By NEIL HARTNELL
Tribune Business Editor
nhartnell@tribunemedia.net
Trade unions yesterday urged that the Employment Act be changed to treat workers and their severance pay as leading, secured creditors when their employer goes into liquidation/bankruptcy, thus preventing a repeat of the “absolutely catastrophic and devastating” City Markets situation.
Unveiling the Trade Union Congress’s (TUC) proposed changes to the Employment and Industrial Relations Acts, Obie Ferguson, its president and a leading labour attorney, said the organisation was also proposing that all Bahamas-based companies create a ‘Redundancy Fund’.
This, he argued, would ensure that a pool of money to compensate redundant employees was available upfront. He dismissed the notion that this would create a further, untenable cost burden for Bahamian employers, suggesting that such a Fund would represent monies they paid out in any event.
Describing the continuing struggle by former City Markets employees to obtain the $3-$4 million in severance pay due to them as a “terrible scenario”, Mr Ferguson said this had been repeated several times in recent Bahamian history.
He referred specifically to the closures of Gladstone Farms and Freeport’s Royal Oasis hotels, two occasions where businesses had closed and their foreign owners exited the Bahamas without paying hundreds of Bahamian workers what was due to them in severance/redundancy pay.
And, given the ongoing City Markets saga, Mr Ferguson confirmed to Tribune Business that this latest case had motivated the TUC to recommend that the Government amend the Employment Act to treat redundant staff as priority creditors - placing them alongside the Government and its taxes at the front of the queue.
“The TUC recommends that in the event a company is bankrupt or in liquidation, the employee should be treated as a secured creditor, and his benefits prioritised similar to Government taxation,” the umbrella union body said.
It added that the amendment should be drafted following consultation between the Government, employers and the trade unions.
“It’s terrible. It’s a terrible scenario,” Mr Ferguson said of City Markets. “If you look at Gladstone Farms, it was the same situation. The hotel in Freeport, the Royal Oasis, the same situation.
“We’re suggesting that just like taxes for the Government, we consider it to be a priority.”
And the TUC president added: “ The City Markets situation is unsettling. It is not something that ought to have happened. We say the workers ought to be paid upfront.
“We think it’s very important.
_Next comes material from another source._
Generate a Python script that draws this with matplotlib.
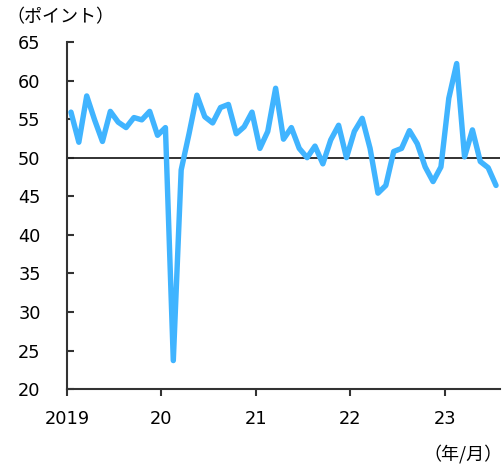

City Markets is an obvious example, the Royal Oasis in Freeport is an obvious example, and at Gladstone Farms they closed and the workers were left with no funds at all.”
In City Markets’ case, the now-closed supermarket chain’s 78 per cent majority shareholder, the Finlayson family, and their Trans-Island Traders vehicle, have been awaiting the proceeds from the sale of their leasehold interests in three store sites to Rupert Roberts’ Quality Supermarkets brand.
The deal is understood to have generated $3.5 million in proceeds to date, and could have been $5 million had the Finlaysons hung on to the Harbour Bay lease.
However, City Markets employees have yet to see a cent to-date, and various moves by the Finlaysons - mulling whether to convert the company into a temp agency, hiring out staff as needed to Mr Roberts, and proposing to base severance pay on reduced work weeks - indicate they are looking to minimise what staff will receive.
Asked about the impact of all this on City Markets’ staff, Mr Ferguson said: “It has been absolutely catastrophic. It has been devastating on those people. They’ve lost their income.
“The City Markets matter is a very serious matter. We take it very seriously. A number of workers are out of work, and can’t pay their school fees, rents and car payments.
“A number of their obligations are in arrears, permitting the creditors to walk in and take their homes, their cars.”
Even more controversial is the TUC’s proposal that “each employer should establish a Redundancy Fund”.
Mr Ferguson explained: “We’re suggesting that Redundancy Fund legislation be put in place where companies put up a sum of money upfront, so if they go belly-up the workers have something to claim against.”
When asked whether this would represent an unsustainable burden on Bahamian companies, Mr Ferguson replied: “Not really. It’s a matter of the Government introducing legislation, and a certain amount of money paid into that Fund.
“If the company makes someone redundant, they will pay it in any event.” The TUC president added that the Fund would also be able to earn interest, potentially reducing the burden of future payouts on employers.
When it came to the Industrial Relations Act, the TUC is recommending that it be amended to remove the employer’s right to revoke its recognition of a trade union.
The TUC also wants the balloting threshold to determine an Agency Shop to be lowered to 50 per cent ‘plus one’ additional worker - the same as the bargaining agent recognition threshold.